Americans are used to the price of things rising over the past year, but it could get even worse thanks to AI.
A decades-old arrangement between websites and bot crawlers is on thin ice with the rise of AI. The knock-on effect might be consumers paying for previously free content, write Kali Hays and Alistair Barr.
For years, crawlers scraped data from across the web to index information so search engines could better direct users. In the simplest terms, think of them as librarians ensuring books on dolphins, the Industrial Revolution, or physics are in the right place.
Both sides were mostly happy with the arrangement. Crawlers helped search engines direct visitors to the appropriate websites. Websites saw additional traffic from being properly indexed.
And if a website didn't want to be indexed, a single bit of code — robots.txt — meant it avoided getting its data scraped.
But now, thanks to AI's endless thirst for more training data, all bets are off.
Crawlers are now scraping data for tech giants' AI models. The new approach is a double whammy for creators since the models don't direct users to the original work and leverage the data they ingest to produce competing content.

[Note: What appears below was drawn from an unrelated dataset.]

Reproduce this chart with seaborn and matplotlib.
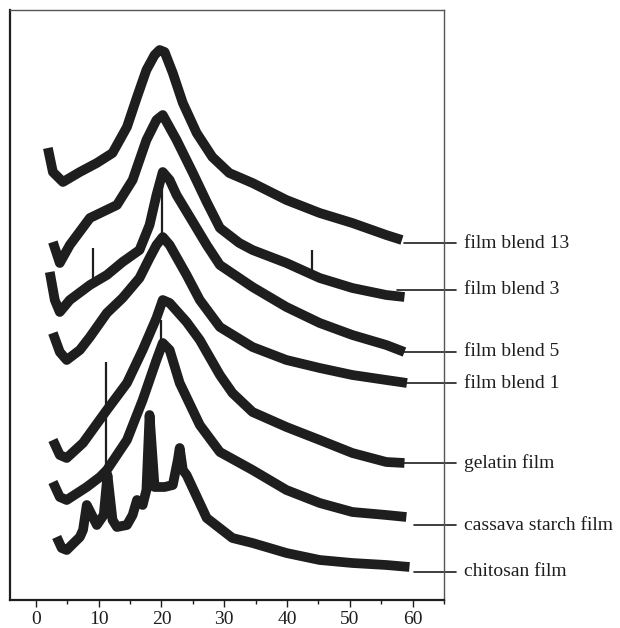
import numpy as np
import pandas as pd
import matplotlib
matplotlib.use('Agg')
import matplotlib.pyplot as plt
import seaborn as sns

# XRD patterns, stacked (2theta in degrees, intensity in arbitrary stacked units)
blend13_2theta = [1.9, 2.7, 4.3, 7.0, 9.7, 12.2, 14.5, 16.1, 17.6, 18.9, 19.7, 20.5, 21.8, 23.4, 25.6, 28.1, 30.8, 34.5, 39.9, 45.2, 50.4, 55.8, 58.3]
blend13_int = [452, 428, 418, 428, 437, 447, 473, 503, 530, 545, 550, 548, 527, 497, 467, 443, 427, 417, 400, 387, 377, 365, 360]

blend3_2theta = [2.7, 3.8, 5.4, 8.6, 12.9, 15.4, 17.6, 19.2, 20.2, 22.4, 25.0, 27.2, 29.3, 32.4, 34.5, 39.9, 45.2, 50.4, 55.8, 58.7]
blend3_int = [358, 337, 355, 382, 395, 420, 460, 480, 485, 460, 427, 398, 372, 357, 350, 337, 322, 312, 305, 303]

blend5_2theta = [2.2, 3.0, 3.8, 5.4, 8.6, 11.3, 13.8, 16.5, 18.1, 19.2, 20.2, 21.3, 22.4, 25.0, 27.2, 29.3, 34.5, 39.9, 45.2, 50.4, 55.8, 58.7]
blend5_int = [328, 300, 288, 300, 315, 325, 338, 350, 375, 405, 428, 420, 405, 378, 355, 335, 313, 293, 277, 265, 255, 248]

blend1_2theta = [2.7, 3.8, 4.9, 7.0, 8.6, 11.3, 13.8, 16.5, 18.1, 19.2, 20.2, 21.3, 24.0, 26.1, 29.3, 34.5, 39.9, 45.2, 50.4, 55.8, 59.1]
blend1_int = [267, 248, 240, 250, 263, 287, 302, 322, 342, 355, 363, 355, 325, 300, 273, 253, 240, 232, 225, 220, 217]

gelatin_2theta = [2.7, 3.8, 4.9, 7.5, 11.3, 14.5, 17.0, 19.2, 20.2, 21.3, 24.0, 26.1, 29.3, 31.3, 34.5, 39.9, 45.2, 50.4, 55.8, 58.7]
gelatin_int = [160, 145, 142, 157, 190, 217, 250, 282, 300, 297, 278, 260, 225, 207, 188, 173, 160, 147, 138, 137]

cassava_2theta = [2.7, 3.8, 4.9, 8.1, 10.2, 11.3, 14.5, 17.0, 19.2, 20.2, 21.3, 22.9, 26.1, 29.3, 34.5, 39.9, 45.2, 50.4, 55.8, 59.0]
cassava_int = [118, 103, 100, 113, 123, 130, 160, 200, 240, 257, 250, 217, 175, 148, 130, 110, 97, 88, 85, 83]

chitosan_2theta = [3.3, 4.1, 4.9, 7.0, 7.5, 8.1, 8.9, 9.7, 10.8, 11.4, 12.2, 12.9, 14.5, 15.4, 16.1, 17.0, 17.6, 18.1, 18.9, 20.5, 21.8, 22.6, 22.9, 23.4, 24.0, 27.2, 31.3, 34.5, 39.9, 45.2, 50.4, 55.8, 59.5]
chitosan_int = [63, 52, 50, 63, 70, 95, 85, 75, 85, 125, 80, 73, 75, 85, 100, 95, 110, 185, 113, 113, 115, 140, 152, 130, 125, 82, 62, 57, 47, 40, 37, 35, 33]

# sharp single-channel spikes
spike_sample = ['film blend 3', 'film blend 5', 'film blend 1', 'cassava starch film', 'cassava starch film']
spike_2theta = [43.9, 9.1, 20.1, 11.2, 19.9]
spike_int = [350, 352, 413, 238, 280]

labels = ['film blend 13', 'film blend 3', 'film blend 5', 'film blend 1',
          'gelatin film', 'cassava starch film', 'chitosan film']
series = [(blend13_2theta, blend13_int), (blend3_2theta, blend3_int),
          (blend5_2theta, blend5_int), (blend1_2theta, blend1_int),
          (gelatin_2theta, gelatin_int), (cassava_2theta, cassava_int),
          (chitosan_2theta, chitosan_int)]

# label layout (connector start, label height)
label_x0 = [58.6, 57.5, 58.7, 59.1, 58.7, 60.3, 60.3]
label_y = [357, 310, 248, 217, 137, 75, 28]

rows = []
for name, (tt, it) in zip(labels, series):
    for t, i in zip(tt, it):
        rows.append((name, t, i))
df = pd.DataFrame(rows, columns=['sample', 'two_theta', 'intensity'])

sns.set_theme(style='white')
plt.rcParams['font.family'] = ['Liberation Serif', 'DejaVu Serif']

ink = '#1e1e1e'
fig = plt.figure(figsize=(6.2, 6.28), dpi=100)
ax = fig.add_axes([10 / 620, 1 - 600 / 628, 434 / 620, 590 / 628])

sns.lineplot(data=df, x='two_theta', y='intensity', units='sample', estimator=None,
             sort=False, color=ink, lw=7, ax=ax, legend=False)
for ln in ax.lines:
    ln.set_solid_joinstyle('round')
    ln.set_solid_capstyle('butt')

for name, t, top in zip(spike_sample, spike_2theta, spike_int):
    tt, it = series[labels.index(name)]
    base = np.interp(t, tt, it)
    ax.vlines(t, base, top, color=ink, lw=1.6)

for name, x0, y in zip(labels, label_x0, label_y):
    ax.plot([x0, 66.9], [y, y], color=ink, lw=1.2, clip_on=False)
    ax.text(68.2, y, name, fontsize=14, va='center', ha='left', color=ink, clip_on=False)

ax.set_xlim(-4.13, 64.9)
ax.set_ylim(0, 590)
ax.set_xticks(range(0, 61, 10))
ax.set_xticks(range(5, 66, 10), minor=True)
ax.set_yticks([])
ax.set_xlabel('')
ax.set_ylabel('')
ax.tick_params(axis='x', which='major', direction='out', length=5, width=1, color=ink,
               labelsize=14, pad=3, bottom=True, labelcolor=ink)
ax.tick_params(axis='x', which='minor', direction='out', length=3, width=1, color=ink, bottom=True)
for side in ['left', 'bottom']:
    ax.spines[side].set_color(ink)
    ax.spines[side].set_linewidth(1.6)
for side in ['top', 'right']:
    ax.spines[side].set_color('#555555')
    ax.spines[side].set_linewidth(1.0)

fig.savefig('out.png', dpi=100)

Imagine libraries selling their own versions of the books they house without paying the original authors anything.
Researchers are working to understand the value specific pieces of data might have on a large AI model, Alistair writes. The US Copyright Office is opening a public comment period regarding generative AI and its impact on authors and creators.
But in the meantime, the one tool meant to stop these crawlers — robots.txt — has been made all but obsolete thanks to loopholes and a lack of legal precedent.
With nowhere left to turn, content creators might take drastic measures, Kali and Alistair write.
Some have chosen to stop engaging online entirely over fears of unintentionally training a bot that could eventually replace them.
Others might require users to pay and subscribe to view their content. Doing so would mean creators could protect their data and generate revenue.
But the impact could go even further depending on how websites try to remedy the situation.
As bad as some crawlers are for creators, others still provide value. GoogleBot, for example, collects web information so Google can rank and include it in search results, sending users to the original content.
However, now that flaws have been exposed in robots.txt's approach to blocking crawlers, websites might take a more aggressive stance. That could include a more all-encompassing block on crawlers, regardless of their intention.
As a result, the web could become incredibly difficult to navigate due to the lack of indexing.